Çeşitli konularda toplumsal tepkiler oluşmaya başladığında ya da siyasal dalgalanmalar oluştuğunda her zaman yaptığı şey; ABD’ye kafa tutuyor görünmek, sınır ötesi operasyonları gündeme almak. Her şeyi göze aldık, bu operasyonlar yapılacak diyerek meydanlara çıkmak.
Peki, böyle bir şey mümkün mü? Yani ABD’nin Ortadoğu’daki müttefikim dediği PYD’ye ABD’nin izni olmadan operasyon yapabilir mi? Bence yapılamaz. Birincisi PYD Suriye’de ABD kuvvetleri ile yan yana; bu demektir ki Suriye’de PYD’ye karşı yapılacak operasyonda karşımızda ABD kuvvetleri var. Bu demektir ki PYD’ye yapılacak operasyon ABD’ye karşı yapılacak operasyona dönüşebilir. Böyle bir şey yapılabilir mi? Zor…
Ne yapılabilir? ABD ile anlaşılır. ABD, PYD bölgeden çekilir. Bölgeye göstermelik sınırlı bir operasyon yapılır, sonra ABD ile Rusya’nın belirleyeceği alanlarda, sınırlı bir güvenli bölge oluşturulur. Böylece ABD Türkiye’ye karşı kullanacağı PYD kartının her zaman elinin altında olmasına zemin hazırlamış olur. Rusya o bölgedeki sorumluluğu Türkiye’nin üstüne yıkmış olur. Türkiye’de kamuoyunda oluşan algı ile uzun bir süre yaşanan sorunları unutur; hayat pahalılığı gibi, işsizlik gibi…
Peki, sonra ne olur? Basit bir yerel seçimi beka sorunu olarak adlandıran, İYİ Parti ile CHP ittifakını terör örgütleriyle ittifak olarak yaftalayan Devlet Bahçeli İle Recep Tayyip Erdoğan aynı suçlamaları yüksek dozda sürdürür. Gelen her şehit haberinde milli ve dini duygular en üst seviyede istismar edilir. Yapılacak kamuoyu yoklamalarının sonucuna göre erken seçim gündeme alınabilir.
Kısacası böyle bir operasyonun nihai hedefi erken seçim olabilir. AKP kan kaybediyor.

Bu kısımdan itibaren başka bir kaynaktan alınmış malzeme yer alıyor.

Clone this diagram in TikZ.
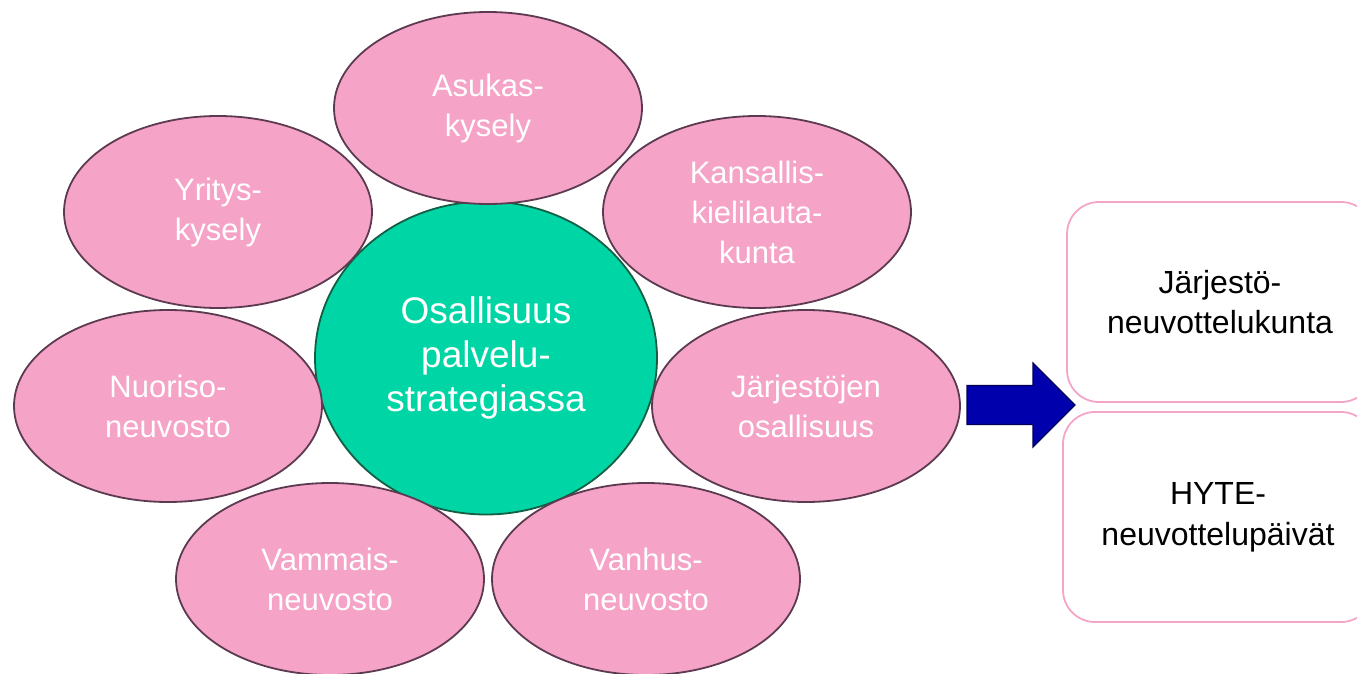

AKP içerisinden her an koparak yeni parti kurma çalışmalarına katılmaya hazır milletvekillerinin varlığından bahsediliyor. Ekonomik veriler ortada. Ekonomik beklentiler ortada. AKP’nin bir çıkış yolu aradığı da ortada. O zaman böyle bir seçenek her zaman var demektir.